### Stated exercise
Copy exactly the lines from the line containing "Output the component" to the line containing "const yTicks = [0, 0.25, 0.5, 0.75, 1.0];", both lines included, and omit any pictures.

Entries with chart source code
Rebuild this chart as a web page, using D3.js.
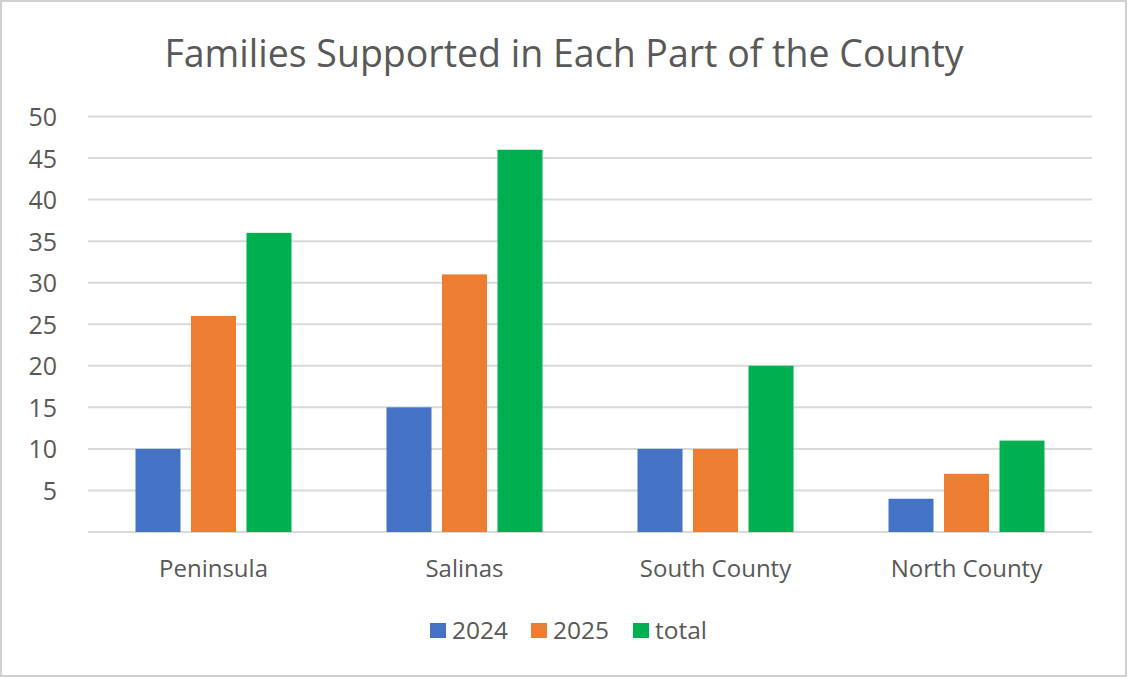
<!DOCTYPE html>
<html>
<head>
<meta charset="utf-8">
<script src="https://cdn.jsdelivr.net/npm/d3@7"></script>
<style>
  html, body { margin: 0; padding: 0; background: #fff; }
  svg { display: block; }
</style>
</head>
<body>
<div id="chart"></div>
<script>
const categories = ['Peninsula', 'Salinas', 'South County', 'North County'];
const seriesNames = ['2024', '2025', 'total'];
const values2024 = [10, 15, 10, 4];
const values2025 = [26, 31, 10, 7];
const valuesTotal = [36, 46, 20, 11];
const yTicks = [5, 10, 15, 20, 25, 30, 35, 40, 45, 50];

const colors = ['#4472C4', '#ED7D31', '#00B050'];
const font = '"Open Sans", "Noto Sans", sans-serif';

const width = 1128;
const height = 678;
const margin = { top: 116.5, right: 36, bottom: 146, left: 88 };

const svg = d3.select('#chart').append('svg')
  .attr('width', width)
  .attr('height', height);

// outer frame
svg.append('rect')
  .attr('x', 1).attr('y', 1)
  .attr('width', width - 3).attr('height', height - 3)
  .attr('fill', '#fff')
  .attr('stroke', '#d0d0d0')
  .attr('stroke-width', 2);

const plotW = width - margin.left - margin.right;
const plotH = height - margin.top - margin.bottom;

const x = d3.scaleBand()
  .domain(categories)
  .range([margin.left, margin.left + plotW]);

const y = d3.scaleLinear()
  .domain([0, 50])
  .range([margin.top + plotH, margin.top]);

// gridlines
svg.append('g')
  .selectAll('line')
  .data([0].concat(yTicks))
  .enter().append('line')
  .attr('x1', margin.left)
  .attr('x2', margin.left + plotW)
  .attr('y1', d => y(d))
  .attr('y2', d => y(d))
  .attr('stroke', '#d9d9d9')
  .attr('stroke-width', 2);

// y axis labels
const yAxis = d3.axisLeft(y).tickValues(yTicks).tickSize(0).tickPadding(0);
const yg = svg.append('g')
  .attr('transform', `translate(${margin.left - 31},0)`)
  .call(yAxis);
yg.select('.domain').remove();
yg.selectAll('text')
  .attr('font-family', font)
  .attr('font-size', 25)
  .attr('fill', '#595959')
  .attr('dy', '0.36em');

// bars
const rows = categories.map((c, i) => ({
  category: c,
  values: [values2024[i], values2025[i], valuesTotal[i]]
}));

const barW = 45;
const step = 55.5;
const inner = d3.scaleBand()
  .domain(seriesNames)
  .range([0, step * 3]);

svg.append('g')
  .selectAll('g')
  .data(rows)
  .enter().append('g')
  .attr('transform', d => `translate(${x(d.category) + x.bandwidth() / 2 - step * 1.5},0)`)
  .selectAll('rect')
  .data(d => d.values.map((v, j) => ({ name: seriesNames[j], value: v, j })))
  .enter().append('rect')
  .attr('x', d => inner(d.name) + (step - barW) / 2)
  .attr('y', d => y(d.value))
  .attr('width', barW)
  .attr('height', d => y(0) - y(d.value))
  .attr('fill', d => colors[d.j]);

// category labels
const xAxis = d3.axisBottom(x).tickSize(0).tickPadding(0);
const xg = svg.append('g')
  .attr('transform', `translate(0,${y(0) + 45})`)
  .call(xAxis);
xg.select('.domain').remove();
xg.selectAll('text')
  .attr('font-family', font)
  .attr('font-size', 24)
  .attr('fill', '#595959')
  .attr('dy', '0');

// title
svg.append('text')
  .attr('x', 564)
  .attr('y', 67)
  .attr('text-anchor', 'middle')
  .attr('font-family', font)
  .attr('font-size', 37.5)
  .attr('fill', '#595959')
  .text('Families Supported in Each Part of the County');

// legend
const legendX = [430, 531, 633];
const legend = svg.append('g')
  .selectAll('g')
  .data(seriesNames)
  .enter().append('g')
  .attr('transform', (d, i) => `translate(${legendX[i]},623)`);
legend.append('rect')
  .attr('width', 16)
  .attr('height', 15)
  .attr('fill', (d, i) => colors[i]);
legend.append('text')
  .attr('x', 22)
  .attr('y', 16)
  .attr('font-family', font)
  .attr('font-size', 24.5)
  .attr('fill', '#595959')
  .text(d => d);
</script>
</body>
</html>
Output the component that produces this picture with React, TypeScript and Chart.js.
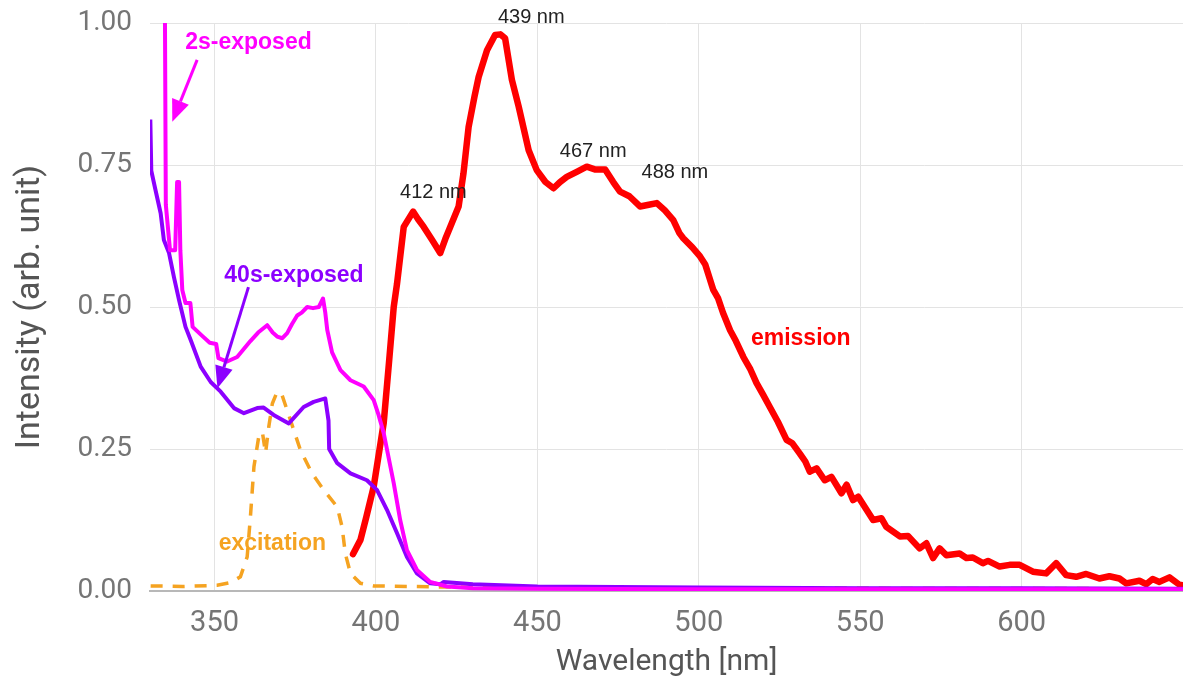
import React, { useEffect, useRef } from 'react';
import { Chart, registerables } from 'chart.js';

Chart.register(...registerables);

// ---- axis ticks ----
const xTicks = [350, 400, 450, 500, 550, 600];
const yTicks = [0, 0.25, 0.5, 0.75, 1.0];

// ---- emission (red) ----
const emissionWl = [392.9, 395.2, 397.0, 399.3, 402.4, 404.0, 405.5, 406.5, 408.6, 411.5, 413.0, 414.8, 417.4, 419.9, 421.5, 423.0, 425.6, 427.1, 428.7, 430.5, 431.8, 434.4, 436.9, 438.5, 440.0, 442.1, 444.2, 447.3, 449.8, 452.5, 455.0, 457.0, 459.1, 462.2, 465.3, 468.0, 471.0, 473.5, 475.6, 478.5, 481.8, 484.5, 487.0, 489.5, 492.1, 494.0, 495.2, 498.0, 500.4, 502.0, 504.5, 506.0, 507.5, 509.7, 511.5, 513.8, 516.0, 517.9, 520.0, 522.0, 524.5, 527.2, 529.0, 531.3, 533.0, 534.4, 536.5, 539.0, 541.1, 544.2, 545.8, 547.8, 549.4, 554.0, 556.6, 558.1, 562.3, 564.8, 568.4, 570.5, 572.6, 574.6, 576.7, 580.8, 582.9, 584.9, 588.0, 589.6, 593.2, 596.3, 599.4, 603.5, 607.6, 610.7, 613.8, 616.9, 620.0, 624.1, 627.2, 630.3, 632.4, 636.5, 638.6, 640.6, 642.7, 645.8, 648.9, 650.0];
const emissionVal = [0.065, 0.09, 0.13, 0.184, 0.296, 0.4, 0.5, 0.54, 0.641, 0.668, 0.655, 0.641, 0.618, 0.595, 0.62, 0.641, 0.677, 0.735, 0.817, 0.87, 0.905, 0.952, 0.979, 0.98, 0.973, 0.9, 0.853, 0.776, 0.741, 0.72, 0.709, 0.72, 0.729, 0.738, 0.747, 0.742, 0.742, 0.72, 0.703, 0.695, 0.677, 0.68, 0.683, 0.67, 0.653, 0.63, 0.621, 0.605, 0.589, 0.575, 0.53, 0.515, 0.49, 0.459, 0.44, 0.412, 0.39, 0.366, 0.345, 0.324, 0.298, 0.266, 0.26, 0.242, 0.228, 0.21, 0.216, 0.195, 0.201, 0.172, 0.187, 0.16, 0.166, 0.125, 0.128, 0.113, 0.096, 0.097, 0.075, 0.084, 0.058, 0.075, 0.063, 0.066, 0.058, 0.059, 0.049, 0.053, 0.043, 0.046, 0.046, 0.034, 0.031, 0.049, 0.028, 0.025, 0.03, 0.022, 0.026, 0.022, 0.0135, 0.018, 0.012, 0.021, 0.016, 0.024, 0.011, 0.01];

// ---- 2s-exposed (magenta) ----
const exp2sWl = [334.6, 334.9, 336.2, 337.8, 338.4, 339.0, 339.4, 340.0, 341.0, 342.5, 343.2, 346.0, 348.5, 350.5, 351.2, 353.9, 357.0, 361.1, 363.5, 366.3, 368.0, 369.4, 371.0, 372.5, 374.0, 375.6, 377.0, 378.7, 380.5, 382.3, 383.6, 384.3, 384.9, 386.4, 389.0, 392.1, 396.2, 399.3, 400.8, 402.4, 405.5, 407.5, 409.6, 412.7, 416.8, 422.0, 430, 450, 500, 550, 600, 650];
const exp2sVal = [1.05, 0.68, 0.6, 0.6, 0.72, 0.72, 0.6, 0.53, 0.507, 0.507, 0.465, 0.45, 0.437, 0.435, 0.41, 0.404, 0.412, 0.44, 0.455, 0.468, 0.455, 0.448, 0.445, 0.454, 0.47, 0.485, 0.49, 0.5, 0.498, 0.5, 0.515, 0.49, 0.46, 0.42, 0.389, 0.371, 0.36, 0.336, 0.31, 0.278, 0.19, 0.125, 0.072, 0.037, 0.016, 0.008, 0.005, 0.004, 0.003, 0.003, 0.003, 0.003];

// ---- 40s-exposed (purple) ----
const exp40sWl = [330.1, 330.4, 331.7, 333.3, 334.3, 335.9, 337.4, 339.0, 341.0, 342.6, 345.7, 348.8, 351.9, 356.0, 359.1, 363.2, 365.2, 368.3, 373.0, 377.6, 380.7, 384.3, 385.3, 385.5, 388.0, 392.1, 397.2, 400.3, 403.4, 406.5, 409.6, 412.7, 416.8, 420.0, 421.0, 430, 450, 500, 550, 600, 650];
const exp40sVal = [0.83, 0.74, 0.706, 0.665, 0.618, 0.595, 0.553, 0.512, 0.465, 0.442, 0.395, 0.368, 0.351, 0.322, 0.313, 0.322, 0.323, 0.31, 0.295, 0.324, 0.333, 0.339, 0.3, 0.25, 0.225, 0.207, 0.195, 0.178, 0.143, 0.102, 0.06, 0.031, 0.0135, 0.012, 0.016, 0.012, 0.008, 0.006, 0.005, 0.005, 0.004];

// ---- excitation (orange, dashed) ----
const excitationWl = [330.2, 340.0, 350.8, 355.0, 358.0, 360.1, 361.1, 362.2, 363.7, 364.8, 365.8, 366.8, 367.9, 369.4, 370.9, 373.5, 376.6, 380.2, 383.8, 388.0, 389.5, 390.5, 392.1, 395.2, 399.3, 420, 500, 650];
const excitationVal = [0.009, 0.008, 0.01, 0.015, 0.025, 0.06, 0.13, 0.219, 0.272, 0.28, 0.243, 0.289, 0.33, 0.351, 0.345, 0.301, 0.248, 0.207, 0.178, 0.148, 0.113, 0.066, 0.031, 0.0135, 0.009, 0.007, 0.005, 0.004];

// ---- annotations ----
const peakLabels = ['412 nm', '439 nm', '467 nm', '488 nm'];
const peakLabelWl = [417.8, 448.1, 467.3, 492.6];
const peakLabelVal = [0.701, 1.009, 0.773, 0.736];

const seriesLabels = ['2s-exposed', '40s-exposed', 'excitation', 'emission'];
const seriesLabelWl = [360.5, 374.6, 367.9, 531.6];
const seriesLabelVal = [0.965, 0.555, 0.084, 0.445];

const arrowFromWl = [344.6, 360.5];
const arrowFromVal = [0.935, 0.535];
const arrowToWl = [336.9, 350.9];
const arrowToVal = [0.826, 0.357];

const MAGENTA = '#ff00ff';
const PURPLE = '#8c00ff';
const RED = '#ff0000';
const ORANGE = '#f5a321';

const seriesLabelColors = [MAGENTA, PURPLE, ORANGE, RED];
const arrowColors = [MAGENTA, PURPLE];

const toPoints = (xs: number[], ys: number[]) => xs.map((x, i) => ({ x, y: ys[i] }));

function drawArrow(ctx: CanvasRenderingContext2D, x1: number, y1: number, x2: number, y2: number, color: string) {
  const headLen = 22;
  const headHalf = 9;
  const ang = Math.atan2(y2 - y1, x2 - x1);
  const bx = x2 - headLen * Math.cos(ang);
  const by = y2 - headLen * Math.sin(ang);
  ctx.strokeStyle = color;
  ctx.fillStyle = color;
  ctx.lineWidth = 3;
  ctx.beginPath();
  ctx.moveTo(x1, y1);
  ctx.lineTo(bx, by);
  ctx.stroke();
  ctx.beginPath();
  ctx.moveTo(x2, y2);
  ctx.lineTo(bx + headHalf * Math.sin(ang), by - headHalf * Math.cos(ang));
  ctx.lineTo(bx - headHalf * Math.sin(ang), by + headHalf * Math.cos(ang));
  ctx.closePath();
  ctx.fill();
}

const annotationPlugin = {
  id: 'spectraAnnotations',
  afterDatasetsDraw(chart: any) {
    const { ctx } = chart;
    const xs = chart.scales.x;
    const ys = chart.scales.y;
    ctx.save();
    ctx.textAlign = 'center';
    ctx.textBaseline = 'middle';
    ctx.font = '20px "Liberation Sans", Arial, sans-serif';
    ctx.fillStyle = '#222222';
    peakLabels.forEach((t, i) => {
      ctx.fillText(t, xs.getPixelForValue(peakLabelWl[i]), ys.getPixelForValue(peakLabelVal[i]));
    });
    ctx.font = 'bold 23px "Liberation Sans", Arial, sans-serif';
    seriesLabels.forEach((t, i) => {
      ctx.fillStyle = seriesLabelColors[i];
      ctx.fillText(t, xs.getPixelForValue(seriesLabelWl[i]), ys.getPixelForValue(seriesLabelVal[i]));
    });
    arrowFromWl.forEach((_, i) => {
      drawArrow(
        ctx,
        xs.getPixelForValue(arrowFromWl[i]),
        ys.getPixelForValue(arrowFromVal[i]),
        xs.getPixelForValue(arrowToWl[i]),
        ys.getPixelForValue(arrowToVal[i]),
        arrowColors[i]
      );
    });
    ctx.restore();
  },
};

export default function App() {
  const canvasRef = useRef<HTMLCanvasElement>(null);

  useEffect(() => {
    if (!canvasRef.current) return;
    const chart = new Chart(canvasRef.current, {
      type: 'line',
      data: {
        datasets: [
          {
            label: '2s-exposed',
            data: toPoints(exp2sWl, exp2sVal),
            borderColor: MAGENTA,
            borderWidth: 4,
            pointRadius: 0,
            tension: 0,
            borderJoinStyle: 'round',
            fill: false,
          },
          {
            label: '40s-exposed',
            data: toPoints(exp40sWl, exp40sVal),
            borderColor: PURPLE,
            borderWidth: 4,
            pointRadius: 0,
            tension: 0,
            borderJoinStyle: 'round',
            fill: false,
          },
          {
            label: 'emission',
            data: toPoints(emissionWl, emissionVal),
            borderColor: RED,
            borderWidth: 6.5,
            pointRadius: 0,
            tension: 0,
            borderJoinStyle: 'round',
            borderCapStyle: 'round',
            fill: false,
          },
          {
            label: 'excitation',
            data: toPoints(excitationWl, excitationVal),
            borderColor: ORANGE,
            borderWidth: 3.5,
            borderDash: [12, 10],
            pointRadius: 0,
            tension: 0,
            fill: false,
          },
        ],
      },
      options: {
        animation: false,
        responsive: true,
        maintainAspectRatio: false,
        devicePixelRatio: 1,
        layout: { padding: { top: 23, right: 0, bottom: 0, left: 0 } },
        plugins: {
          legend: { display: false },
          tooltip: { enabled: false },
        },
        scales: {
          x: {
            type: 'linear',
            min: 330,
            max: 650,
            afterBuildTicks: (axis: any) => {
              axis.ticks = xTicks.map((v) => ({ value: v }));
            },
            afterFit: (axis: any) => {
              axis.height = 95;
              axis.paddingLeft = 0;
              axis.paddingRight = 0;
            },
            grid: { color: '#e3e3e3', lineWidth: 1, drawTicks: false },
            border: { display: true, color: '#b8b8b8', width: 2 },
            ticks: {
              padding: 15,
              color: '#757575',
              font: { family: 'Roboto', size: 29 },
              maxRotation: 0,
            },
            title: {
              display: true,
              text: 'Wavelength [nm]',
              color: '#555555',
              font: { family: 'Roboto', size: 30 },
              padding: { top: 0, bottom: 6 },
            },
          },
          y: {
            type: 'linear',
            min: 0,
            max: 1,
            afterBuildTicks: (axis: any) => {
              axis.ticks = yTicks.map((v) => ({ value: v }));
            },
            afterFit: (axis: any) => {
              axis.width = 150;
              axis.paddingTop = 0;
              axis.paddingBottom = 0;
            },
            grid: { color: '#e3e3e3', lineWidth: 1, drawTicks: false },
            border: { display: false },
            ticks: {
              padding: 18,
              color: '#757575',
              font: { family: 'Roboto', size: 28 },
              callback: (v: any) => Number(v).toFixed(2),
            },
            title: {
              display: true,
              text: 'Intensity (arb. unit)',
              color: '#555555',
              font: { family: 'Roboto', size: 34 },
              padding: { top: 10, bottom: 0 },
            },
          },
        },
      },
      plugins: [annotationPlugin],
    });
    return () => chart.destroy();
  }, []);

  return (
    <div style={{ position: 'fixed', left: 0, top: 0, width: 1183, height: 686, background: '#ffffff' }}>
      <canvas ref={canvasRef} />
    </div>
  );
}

### Full solution
Output the component that produces this picture with React, TypeScript and Chart.js.
import React, { useEffect, useRef } from 'react';
import { Chart, registerables } from 'chart.js';

Chart.register(...registerables);

// ---- axis ticks ----
const xTicks = [350, 400, 450, 500, 550, 600];
const yTicks = [0, 0.25, 0.5, 0.75, 1.0];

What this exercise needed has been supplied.